> **STATED TASK**: Render the material again word for word, skipping the pictures in it.

> **RECORDED DATA**:
'''
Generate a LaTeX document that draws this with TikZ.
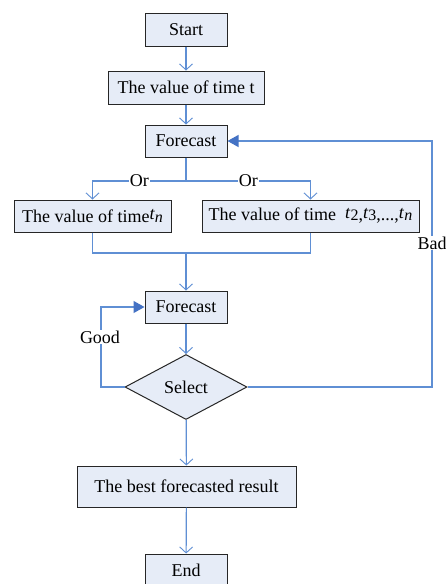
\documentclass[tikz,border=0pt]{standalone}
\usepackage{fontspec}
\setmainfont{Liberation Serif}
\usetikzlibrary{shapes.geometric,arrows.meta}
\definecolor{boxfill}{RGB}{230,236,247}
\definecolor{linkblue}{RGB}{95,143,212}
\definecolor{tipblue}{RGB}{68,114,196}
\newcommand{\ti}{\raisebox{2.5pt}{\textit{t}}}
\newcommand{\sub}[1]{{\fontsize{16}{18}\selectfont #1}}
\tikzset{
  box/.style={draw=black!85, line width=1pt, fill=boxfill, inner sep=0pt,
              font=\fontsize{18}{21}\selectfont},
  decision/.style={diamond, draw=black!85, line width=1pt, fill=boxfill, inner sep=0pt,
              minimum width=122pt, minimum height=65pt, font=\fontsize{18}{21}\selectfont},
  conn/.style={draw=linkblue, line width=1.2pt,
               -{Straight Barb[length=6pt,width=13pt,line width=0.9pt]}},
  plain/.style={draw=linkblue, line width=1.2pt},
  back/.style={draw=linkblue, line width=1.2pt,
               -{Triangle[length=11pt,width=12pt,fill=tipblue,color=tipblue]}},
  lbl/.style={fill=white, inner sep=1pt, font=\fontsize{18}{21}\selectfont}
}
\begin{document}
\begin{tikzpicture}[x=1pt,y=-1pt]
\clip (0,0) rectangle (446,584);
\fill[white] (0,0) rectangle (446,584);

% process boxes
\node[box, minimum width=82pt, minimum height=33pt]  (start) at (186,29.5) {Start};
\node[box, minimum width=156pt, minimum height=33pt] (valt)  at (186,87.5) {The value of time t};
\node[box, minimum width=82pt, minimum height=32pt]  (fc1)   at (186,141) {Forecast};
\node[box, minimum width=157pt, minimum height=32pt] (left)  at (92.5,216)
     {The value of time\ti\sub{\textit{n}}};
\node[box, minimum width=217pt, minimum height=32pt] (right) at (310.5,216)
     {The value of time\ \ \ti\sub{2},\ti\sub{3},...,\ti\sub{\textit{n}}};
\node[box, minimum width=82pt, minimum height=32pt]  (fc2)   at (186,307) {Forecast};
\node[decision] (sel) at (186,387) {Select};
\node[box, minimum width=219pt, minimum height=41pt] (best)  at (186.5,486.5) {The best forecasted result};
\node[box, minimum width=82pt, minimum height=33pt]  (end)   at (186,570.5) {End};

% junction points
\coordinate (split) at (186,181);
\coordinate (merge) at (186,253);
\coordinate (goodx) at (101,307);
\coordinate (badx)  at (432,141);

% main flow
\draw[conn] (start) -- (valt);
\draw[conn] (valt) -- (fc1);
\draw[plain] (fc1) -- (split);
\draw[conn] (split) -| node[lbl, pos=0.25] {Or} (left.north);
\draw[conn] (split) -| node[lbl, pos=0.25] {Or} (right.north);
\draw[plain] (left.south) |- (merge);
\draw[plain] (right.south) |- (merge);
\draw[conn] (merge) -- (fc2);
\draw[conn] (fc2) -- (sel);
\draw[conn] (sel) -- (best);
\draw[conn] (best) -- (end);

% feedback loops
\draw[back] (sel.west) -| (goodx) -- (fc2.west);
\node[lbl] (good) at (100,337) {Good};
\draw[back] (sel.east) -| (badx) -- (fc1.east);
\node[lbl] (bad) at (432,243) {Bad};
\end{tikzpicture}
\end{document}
'''
> **COMPLETED TASK**:
Generate a LaTeX document that draws this with TikZ.
\documentclass[tikz,border=0pt]{standalone}
\usepackage{fontspec}
\setmainfont{Liberation Serif}
\usetikzlibrary{shapes.geometric,arrows.meta}
\definecolor{boxfill}{RGB}{230,236,247}
\definecolor{linkblue}{RGB}{95,143,212}
\definecolor{tipblue}{RGB}{68,114,196}
\newcommand{\ti}{\raisebox{2.5pt}{\textit{t}}}
\newcommand{\sub}[1]{{\fontsize{16}{18}\selectfont #1}}
\tikzset{
  box/.style={draw=black!85, line width=1pt, fill=boxfill, inner sep=0pt,
              font=\fontsize{18}{21}\selectfont},
  decision/.style={diamond, draw=black!85, line width=1pt, fill=boxfill, inner sep=0pt,
              minimum width=122pt, minimum height=65pt, font=\fontsize{18}{21}\selectfont},
  conn/.style={draw=linkblue, line width=1.2pt,
               -{Straight Barb[length=6pt,width=13pt,line width=0.9pt]}},
  plain/.style={draw=linkblue, line width=1.2pt},
  back/.style={draw=linkblue, line width=1.2pt,
               -{Triangle[length=11pt,width=12pt,fill=tipblue,color=tipblue]}},
  lbl/.style={fill=white, inner sep=1pt, font=\fontsize{18}{21}\selectfont}
}
\begin{document}
\begin{tikzpicture}[x=1pt,y=-1pt]
\clip (0,0) rectangle (446,584);
\fill[white] (0,0) rectangle (446,584);

% process boxes
\node[box, minimum width=82pt, minimum height=33pt]  (start) at (186,29.5) {Start};
\node[box, minimum width=156pt, minimum height=33pt] (valt)  at (186,87.5) {The value of time t};
\node[box, minimum width=82pt, minimum height=32pt]  (fc1)   at (186,141) {Forecast};
\node[box, minimum width=157pt, minimum height=32pt] (left)  at (92.5,216)
     {The value of time\ti\sub{\textit{n}}};
\node[box, minimum width=217pt, minimum height=32pt] (right) at (310.5,216)
     {The value of time\ \ \ti\sub{2},\ti\sub{3},...,\ti\sub{\textit{n}}};
\node[box, minimum width=82pt, minimum height=32pt]  (fc2)   at (186,307) {Forecast};
\node[decision] (sel) at (186,387) {Select};
\node[box, minimum width=219pt, minimum height=41pt] (best)  at (186.5,486.5) {The best forecasted result};
\node[box, minimum width=82pt, minimum height=33pt]  (end)   at (186,570.5) {End};

% junction points
\coordinate (split) at (186,181);
\coordinate (merge) at (186,253);
\coordinate (goodx) at (101,307);
\coordinate (badx)  at (432,141);

% main flow
\draw[conn] (start) -- (valt);
\draw[conn] (valt) -- (fc1);
\draw[plain] (fc1) -- (split);
\draw[conn] (split) -| node[lbl, pos=0.25] {Or} (left.north);
\draw[conn] (split) -| node[lbl, pos=0.25] {Or} (right.north);
\draw[plain] (left.south) |- (merge);
\draw[plain] (right.south) |- (merge);
\draw[conn] (merge) -- (fc2);
\draw[conn] (fc2) -- (sel);
\draw[conn] (sel) -- (best);
\draw[conn] (best) -- (end);

% feedback loops
\draw[back] (sel.west) -| (goodx) -- (fc2.west);
\node[lbl] (good) at (100,337) {Good};
\draw[back] (sel.east) -| (badx) -- (fc1.east);
\node[lbl] (bad) at (432,243) {Bad};
\end{tikzpicture}
\end{document}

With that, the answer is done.